The repository at shows a simple example of combining these two frameworks. We’ll use this project to highlight essential ideas and integration points. 

DTDL is the language used in Azure Digital Twins to describe models and twins. Learn more here. We use a DTDL graph based on this ADT Learning Module. You need to connect to a hosted ADT graph similar to this one.

To use custom 3D data from CAD models, you will need the HOOPS Web Platform.


Importing Data


We must first create or source 3D data. Many times, 3D models of the devices, machinery, infrastructure, and buildings already exist. Other times, they need to be created using a CAD package like SOLIDWORKS or Inventor for mechanical design or AutoCAD, Revit, or SketchUp for building design. A 3D model close to the original may suffice. Numerous 3D model libraries like GrabCAD, TurboSquid, and SketchFab provide ready-made 3D models that can be used or adapted.

Each 3D model can be converted into a stream cache file using the HOOPS Converter command-line application.

> converter --input factory-floor.skp --license_file license.txt --output_scs factory-floor.scs


These optimized files can be combined and loaded into the HOOPS Web Viewer for visualization.


Note: There are two main variants of stream cache data:

  • Stream Cache Standalone (SCS) - These singular files can be easily loaded with REST API functions, just as you would some other file. The entire file must be downloaded before visualizing. In this article, we use this approach to manage 3D data.
  • Stream Cache Compressed (SCZ) – These compressed files are streamed using an instance of the HOOPS SC Server app, which establishes a WebSocket connection between server and client. 3D model data is progressively streamed through this connection and can be instantly interacted with. This format helps visualize very large models.

A complete file list of supported file formats can be found here. In most cases, formats not supported by HOOPS Converter can be saved to a neutral format, like STEP, STL, or FBX, and then converted to a stream cache file.

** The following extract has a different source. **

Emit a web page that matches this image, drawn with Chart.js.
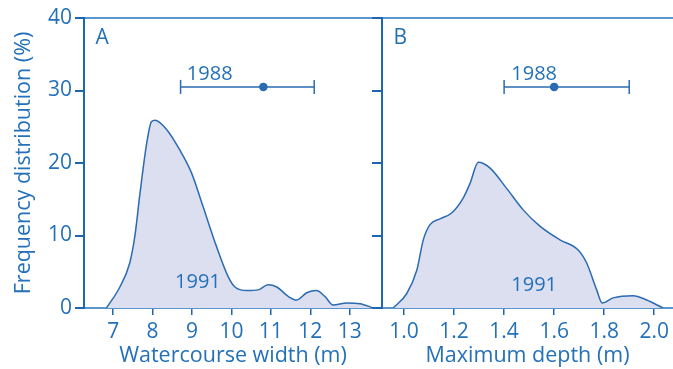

Some nodes in the ADT graph may have associated 3D data, including the physical building or site, machines, sensors, and additional objects, both IoT enabled or not. For ADT nodes that have 3D data, you can save the associated model name as a property. Although the model file names are saved within ADT, the model files themselves should be saved elsewhere, possibly in a /scs_models directory on the server that hosts your backend.

The DTDL we use:

  "@id": "dtmi:com:microsoft:iot:e2e:digital_factory:model_metadata;1",
  "@type": "Interface",
  "displayName": "Model Metadata - Interface",
  "@context": "dtmi:dtdl:context;2",
  "contents": [
      "@type": "Property",
      "name": "SCSFile",
      "schema": "string"
      "@type": "Property",
      "name": "Transformation",
      "writable": true,
      "schema": {
        "@type": "Map",
        "mapKey": {
          "name": "index",
          "schema": "string"
        "mapValue": {
          "name": "value",
          "schema": "double"


In addition to the SCSFile path, we also save a transformation matrix that helps us place the object in 3D space. The transformation matrix is a 4x4 matrix that encodes its location, rotation, and scale in the 3D scene. Because DTDL does not support array as a property, this matrix is stored as a map. Index “1” through “16” represents each of the 16 elements in the matrix. It's recommended that the SCSFile name and transformation be saved as  part of the ADT graph but they can also be hardcoded in your specific application, kept in a JSON file or saved in an external database. This sample assumes that it is present and will use these properties to load the associated 3D data automatically.


Visualizing Data


The HOOPS Web Viewer (HWV) is a browser-based application for viewing and interacting with 3D data. It is configurable through an extensive JavaScript API. hoops_webviewer_sample.html shows how to configure the WebViewer and connects a toolbar and other commonly used tools to the viewer. This sample serves as the basis for our sample project.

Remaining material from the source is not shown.